Not exactly. This iteration of the bench program (which I believe is the 3rd since I've been in HR?!) actually has two tracks: one for partners aka "Partner Bench" and one for lower folks aka "Member Bench". The idea is that people chosen for Partner bench are on track to make VP and generally already level 68+ ("E" potential). Member bench is the same thing for people on track to be partners ("P" potential).

But don't tell ANYONE! If employees knew about this, managers would have the tough duty to actually manage and explain to their people why they aren't in the Bench and *gasp* give them feedback on how they could get there or *gasp**gasp* that they never could.

What commenters are up in arms about is the financial rewards the partners / VPs are reaping and the big disconnect between well-compensated partners / VPs and those below who get great ratings but barely meet cost-of-living increases. On the shallow surface, it appears as an unbalanced money grab. How about visibility into what these people do day-to-day to earn their rewards, in comparison?

Ms. Brummel's Listening Tour: from what I've heard and been told, if you can make any meeting this year or next year, make this meeting. I look forward to it myself. Really. You can find the schedule off of Micronews in case she's already visited your part of campus and you want to play catch up. The kind of changes being discussed are big, really big - and the kind I support and don't want to spoil and chatter about here (I'd rather shine a light on the problems in public and nurture great changes in private). I know: there's talk, and then there's well implemented action.

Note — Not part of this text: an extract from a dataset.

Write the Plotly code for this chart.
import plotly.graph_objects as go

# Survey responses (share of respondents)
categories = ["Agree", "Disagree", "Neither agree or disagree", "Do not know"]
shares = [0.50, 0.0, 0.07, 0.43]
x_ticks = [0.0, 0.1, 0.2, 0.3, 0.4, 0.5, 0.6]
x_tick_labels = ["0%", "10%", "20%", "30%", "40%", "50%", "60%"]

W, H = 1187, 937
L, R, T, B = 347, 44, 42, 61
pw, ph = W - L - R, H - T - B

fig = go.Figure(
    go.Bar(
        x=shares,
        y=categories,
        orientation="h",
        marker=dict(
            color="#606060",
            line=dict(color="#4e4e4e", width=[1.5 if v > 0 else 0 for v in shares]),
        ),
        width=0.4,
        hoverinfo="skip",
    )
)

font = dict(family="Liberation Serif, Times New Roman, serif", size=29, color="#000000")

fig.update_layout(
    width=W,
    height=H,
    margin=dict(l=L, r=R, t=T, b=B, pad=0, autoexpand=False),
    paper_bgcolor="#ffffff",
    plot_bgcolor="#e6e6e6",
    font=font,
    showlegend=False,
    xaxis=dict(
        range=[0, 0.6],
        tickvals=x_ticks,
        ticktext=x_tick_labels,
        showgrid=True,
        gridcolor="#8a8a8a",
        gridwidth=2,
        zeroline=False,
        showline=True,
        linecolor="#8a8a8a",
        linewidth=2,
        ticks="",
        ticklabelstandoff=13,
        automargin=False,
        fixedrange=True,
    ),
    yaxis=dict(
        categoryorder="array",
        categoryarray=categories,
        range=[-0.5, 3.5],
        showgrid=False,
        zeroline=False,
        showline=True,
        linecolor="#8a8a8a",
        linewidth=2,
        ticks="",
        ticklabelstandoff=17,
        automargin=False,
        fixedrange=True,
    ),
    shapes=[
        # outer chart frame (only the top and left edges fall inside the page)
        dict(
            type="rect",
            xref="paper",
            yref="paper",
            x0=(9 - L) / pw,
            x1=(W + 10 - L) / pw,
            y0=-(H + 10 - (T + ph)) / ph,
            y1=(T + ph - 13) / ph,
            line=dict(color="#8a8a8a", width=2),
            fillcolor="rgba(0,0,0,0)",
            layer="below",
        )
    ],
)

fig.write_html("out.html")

To implement big change, though, I don't think you can do it in a staged or incremental fashion. For instance, the whole multi-year staged company values thing is a bit of a flop. Nice to have and all, but as covered in one of those secrets in Ms. Shapiro's book, people realized that they are not truly compensated, promoted, or recognized for excelling at the company values so the values receive important lip service and their every mention turns into an exercise in eye muscle control: "do not roll eyes! do not roll eyes!"

No, such change need to be swift and disruptive.

Mr. Scoble: Robert Scoble is alright in my book. I'm grateful for every mention, as I am with Dare, Mr. Barr, and the rare occasional Don Box (excuse my inner-dev swooning). Folks in Ireland read Mini? Hello! Anyway, Scoble is a self-mounted lightning rod who takes a lot of incoming flak and crap and I think, mostly, except for those pre-coffee mornings, excels at dealing with that level of self-inflicted attention very well. I've taken lessons from him and other high-profile bloggers. I see Scoble as one of those Tom Peter-fused change agents, where the change is amoral. Good? Bad? No, just change. I'm glad he's working for Microsoft.